Rancière : Le destin des images
«Mon titre pourrait laisser attendre quelque nouvelle odyssée de l'image, nous conduisant de la gloire aurorale des peintures de Lascaux au crépuscule contemporain d'une réalité dévorée par l'image médiatique et d'un art voué aux moniteurs et aux images de synthèse. Mon propos pourtant est tout différent. En examinant comment une certaine idée du destin et une certaine idée de l'image se nouent dans ces discours apocalyptiques que porte l'air du temps, je souhaiterais poser la question: est-ce bien d'une réalité simple et univoque qu'ils nous parlent? N'y a-t-il pas, sous le même nom d'image, plusieurs fonctions dont l'ajustement problématique constitue précisément le travail de l'art?». Jacques Rancière.
Les cinq textes ici réunis ont en commun de poser des questions. Les interrogations des quelques lignes qui précèdent ouvrent l'essai-conférence qui donne son titre au livre : Le destin des images. Dans la phrase, l'image, l'histoire, ce sont les Histoire(s) du Cinéma de Godard qui servent à questionner la relation entre la puissance des mots et celle du visible. La peinture dans le texte déplace le terrain du jeu: «“ Trop de mots.” Le diagnostic se répète dans tous les lieux où l'on dénonce soit la crise de l'art, soit son asservissement au discours esthétique: trop de mots sur la peinture, trop de mots qui commentent et dévorent sa pratique, habillent et transfigurent le “n'importe quoi” qu'elle est devenue ou se substituent à elle dans les livres, les catalogues et les rapports officiels, jusqu'à gagner les surfaces mêmes où elle s'exposait et où, sa place, s'écrit la pure affirmation de son concept, l'auto-dénonciation de son imposture ou le constat de sa fin. Je n'ai pas l'intention de répondre à ces assertions sur leur terrain. Je voudrais plutôt m'interroger sur la configuration de ce terrain et sur la manière dont les données du problème y sont disposées.» Les ambivalences du graphisme est entièrement construit sur une étrange question en forme de devinette: «Quelle ressemblance y-a-t-il entre Stéphane Mallarmé, poète français écrivant en 1897 Un coup de dés jamais n'abolira le hasard , et Peter Behrens, architecte, ingénieur, designer allemand qui, dix ans plus tard, s'occupe de dessiner les produits, les publicités et même les bâtiments de la compagnie d'électricité AEG?»

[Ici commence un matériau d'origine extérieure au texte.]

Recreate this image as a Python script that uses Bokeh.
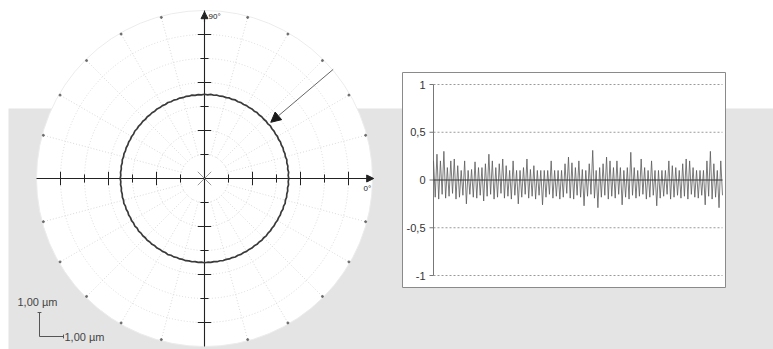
import numpy as np
from bokeh.plotting import figure
from bokeh.models import Range1d, Arrow, NormalHead
from bokeh.core.properties import value
from bokeh.embed import file_html
from bokeh.resources import INLINE

# ---------------- data ----------------
# roundness deviation profile (µm): local maxima and minima
peaks = [0.20, 0.27, 0.20, 0.30, 0.13, 0.20, 0.22, 0.15, 0.10, 0.20, 0.10, 0.11,
         0.19, 0.13, 0.13, 0.17, 0.27, 0.20, 0.13, 0.17, 0.22, 0.15, 0.10, 0.20,
         0.10, 0.10, 0.13, 0.22, 0.11, 0.15, 0.10, 0.10, 0.10, 0.10, 0.20, 0.10,
         0.10, 0.10, 0.17, 0.24, 0.18, 0.13, 0.20, 0.11, 0.10, 0.17, 0.31, 0.10,
         0.13, 0.17, 0.24, 0.20, 0.13, 0.20, 0.13, 0.10, 0.13, 0.29, 0.13, 0.10,
         0.22, 0.13, 0.10, 0.20, 0.10, 0.10, 0.10, 0.10, 0.20, 0.15, 0.13, 0.10,
         0.17, 0.22, 0.20, 0.13, 0.10, 0.10, 0.10, 0.20, 0.30, 0.17, 0.10, 0.20]
valleys = [-0.18, -0.20, -0.15, -0.19, -0.17, -0.14, -0.20, -0.18, -0.16, -0.25, -0.15, -0.18,
           -0.19, -0.16, -0.22, -0.17, -0.15, -0.20, -0.18, -0.14, -0.19, -0.17, -0.20, -0.16,
           -0.25, -0.18, -0.15, -0.19, -0.17, -0.20, -0.16, -0.26, -0.18, -0.15, -0.19, -0.17,
           -0.20, -0.18, -0.14, -0.19, -0.20, -0.16, -0.18, -0.27, -0.17, -0.15, -0.19, -0.29,
           -0.18, -0.16, -0.20, -0.17, -0.19, -0.15, -0.26, -0.18, -0.20, -0.16, -0.19, -0.17,
           -0.15, -0.20, -0.18, -0.16, -0.27, -0.19, -0.17, -0.15, -0.20, -0.18, -0.16, -0.19,
           -0.17, -0.20, -0.15, -0.18, -0.19, -0.16, -0.26, -0.17, -0.20, -0.18, -0.29, -0.16]

base_radius = 3.5            # µm, mean radius of the drawn profile
polar_ticks = [-6, -5, -4, -3, -2, -1, 1, 2, 3, 4, 5, 6]
polar_grid_radii = [1, 2, 3, 4, 5, 6]
polar_outer = 7.0
label_90 = "90°"
label_0 = "0°"
scale_label = "1,00 µm"

amp_ticks = [1, 0.5, 0, -0.5, -1]
amp_tick_labels = ["1", "0,5", "0", "-0,5", "-1"]
amp_grid = [1, 0.5, -0.5, -1]

# ---------------- helpers (layout) ----------------
deviation = []
for a, b in zip(peaks, valleys):
    deviation += [a, b]
N = len(deviation)
idx = list(range(N))

W, H = 773, 349
OX, OY = 0, 0
CX, CY, PXU = 204, 178, 24.0

def ux(px):
    return (px - CX) / PXU

def uy(py):
    return (CY - py) / PXU

SL, SR, ST, SB = 433, 722, 84, 275
sx = (SR - SL) / (N - 1)
sy = (SB - ST) / 2.0
SZ = (ST + SB) / 2.0

def tx(px):
    return (px - SL) / sx

def ay(py):
    return (SZ - py) / sy

FONT = value("Liberation Sans")

p = figure(width=W, height=H,
           x_range=Range1d(ux(OX), ux(OX + W)), y_range=Range1d(uy(OY + H), uy(OY)),
           x_axis_type=None, y_axis_type=None, toolbar_location=None,
           output_backend="svg", min_border=0, outline_line_color=None,
           background_fill_color="white", border_fill_color="white")
p.extra_x_ranges = {"t": Range1d(tx(OX), tx(OX + W))}
p.extra_y_ranges = {"a": Range1d(ay(OY + H), ay(OY))}

# grey band
p.quad(left=[ux(8)], right=[ux(OX + W)], top=[uy(108)], bottom=[uy(OY + H)],
       fill_color="#e4e4e4", line_color=None)

# ---------------- polar chart ----------------
p.circle(x=[0], y=[0], radius=polar_outer, fill_color="white",
         line_color="#ececec", line_width=1)
p.circle(x=[0] * len(polar_grid_radii), y=[0] * len(polar_grid_radii),
         radius=polar_grid_radii, fill_color=None, line_color="#dadada",
         line_dash="1 2", line_width=1)
ang = np.deg2rad(np.arange(0, 360, 15))
p.segment(x0=1.0 * np.cos(ang), y0=1.0 * np.sin(ang),
          x1=6.9 * np.cos(ang), y1=6.9 * np.sin(ang),
          line_color="#dadada", line_dash="1 2", line_width=1)
dot_ang = np.deg2rad([a for a in range(0, 360, 15) if a % 90 != 0])
p.scatter(x=6.95 * np.cos(dot_ang), y=6.95 * np.sin(dot_ang), size=2,
          color="#6a6a6a")

# axes
p.segment(x0=[-polar_outer, 0], y0=[0, -polar_outer], x1=[7.0, 0], y1=[0, 7.0],
          line_color="#222222", line_width=1.1)
p.add_layout(Arrow(end=NormalHead(size=7, fill_color="#222222", line_color="#222222"),
                   x_start=6.6, y_start=0, x_end=7.05, y_end=0,
                   line_color="#222222", line_width=1.1))
p.add_layout(Arrow(end=NormalHead(size=7, fill_color="#222222", line_color="#222222"),
                   x_start=0, y_start=6.5, x_end=0, y_end=6.95,
                   line_color="#222222", line_width=1.1))
half = [0.28 if t % 2 == 0 else 0.17 for t in polar_ticks]
p.segment(x0=polar_ticks, y0=[-h for h in half], x1=polar_ticks, y1=half,
          line_color="#222222", line_width=1)
p.segment(x0=[-h for h in half], y0=polar_ticks, x1=half, y1=polar_ticks,
          line_color="#222222", line_width=1)
p.segment(x0=[-0.28, -0.28], y0=[-0.28, 0.28], x1=[0.28, 0.28], y1=[0.28, -0.28],
          line_color="#999999", line_width=1)

# profile
theta = np.linspace(0, 2 * np.pi, N, endpoint=False)
r = base_radius + 0.06 * np.array(deviation)
px = list(r * np.cos(theta)) + [r[0]]
py = list(r * np.sin(theta)) + [0.0]
p.line(px, py, line_color="#3a3a3a", line_width=1.7)

# pointer arrow
pa = np.deg2rad(40.3)
p.add_layout(Arrow(end=NormalHead(size=10, fill_color="#1a1a1a", line_color="#1a1a1a"),
                   x_start=7.03 * np.cos(pa), y_start=7.03 * np.sin(pa),
                   x_end=3.62 * np.cos(pa), y_end=3.62 * np.sin(pa),
                   line_color="#666666", line_width=1))

p.text(x=[ux(208)], y=[uy(11)], text=[label_90], text_font=FONT,
       text_font_size="8px", text_baseline="top", text_color="#222222")
p.text(x=[ux(363)], y=[uy(183)], text=[label_0], text_font=FONT,
       text_font_size="8px", text_baseline="top", text_color="#222222")

# scale bar (1 µm each way)
sbx, sby = ux(39), uy(336)
p.segment(x0=[sbx, sbx, sbx - 0.08, sbx + 1], y0=[sby, sby, sby + 1, sby - 0.08],
          x1=[sbx, sbx + 1, sbx + 0.08, sbx + 1], y1=[sby + 1, sby, sby + 1, sby + 0.08],
          line_color="#555555", line_width=1)
p.text(x=[ux(17)], y=[uy(301)], text=[scale_label], text_font=FONT,
       text_font_size="11px", text_baseline="middle", text_color="#444444")
p.text(x=[ux(64)], y=[uy(336)], text=[scale_label], text_font=FONT,
       text_font_size="11px", text_baseline="middle", text_color="#444444")

# ---------------- deviation chart ----------------
R = dict(x_range_name="t", y_range_name="a")
p.quad(left=[tx(402)], right=[tx(725)], top=[ay(72)], bottom=[ay(287)],
       fill_color="white", line_color="#8a8a8a", line_width=1, **R)
p.segment(x0=[0] * len(amp_grid), x1=[N - 1] * len(amp_grid), y0=amp_grid, y1=amp_grid,
          line_color="#9a9a9a", line_dash="2 2", line_width=1, **R)
p.segment(x0=[0], x1=[0], y0=[-1], y1=[1], line_color="#777777", line_width=1, **R)
p.segment(x0=[tx(429)] * len(amp_ticks), x1=[0] * len(amp_ticks), y0=amp_ticks,
          y1=amp_ticks, line_color="#777777", line_width=1, **R)
p.text(x=[tx(425)] * len(amp_ticks), y=amp_ticks, text=amp_tick_labels, text_font=FONT,
       text_font_size="11px", text_align="right", text_baseline="middle",
       text_color="#333333", **R)
p.line(idx, deviation, line_color="#5a5a5a", line_width=0.8, **R)
p.segment(x0=[0], x1=[N - 1], y0=[0], y1=[0], line_color="#333333", line_width=1, **R)

open("out.html", "w").write(file_html(p, INLINE))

Enfin, s'il y a de l'irreprésentable s'ouvre sur la question ébauchée par le titre même: «La question posée par mon titre n'appelle évidemment pas de réponse par oui ou par non, elle porte bien plutôt sur le si : quelles conditions peut-on déclarer irreprésentables certains événements? À quelles conditions peut-on donner à cet irreprésentable une figure conceptuelle spécifique? Bien sûr, cette investigation n'est pas neutre.» On l'aura compris-et les lecteurs de Rancière s'en doutaient déjà - aucune des investigations qui composent ce livre n'est neutre.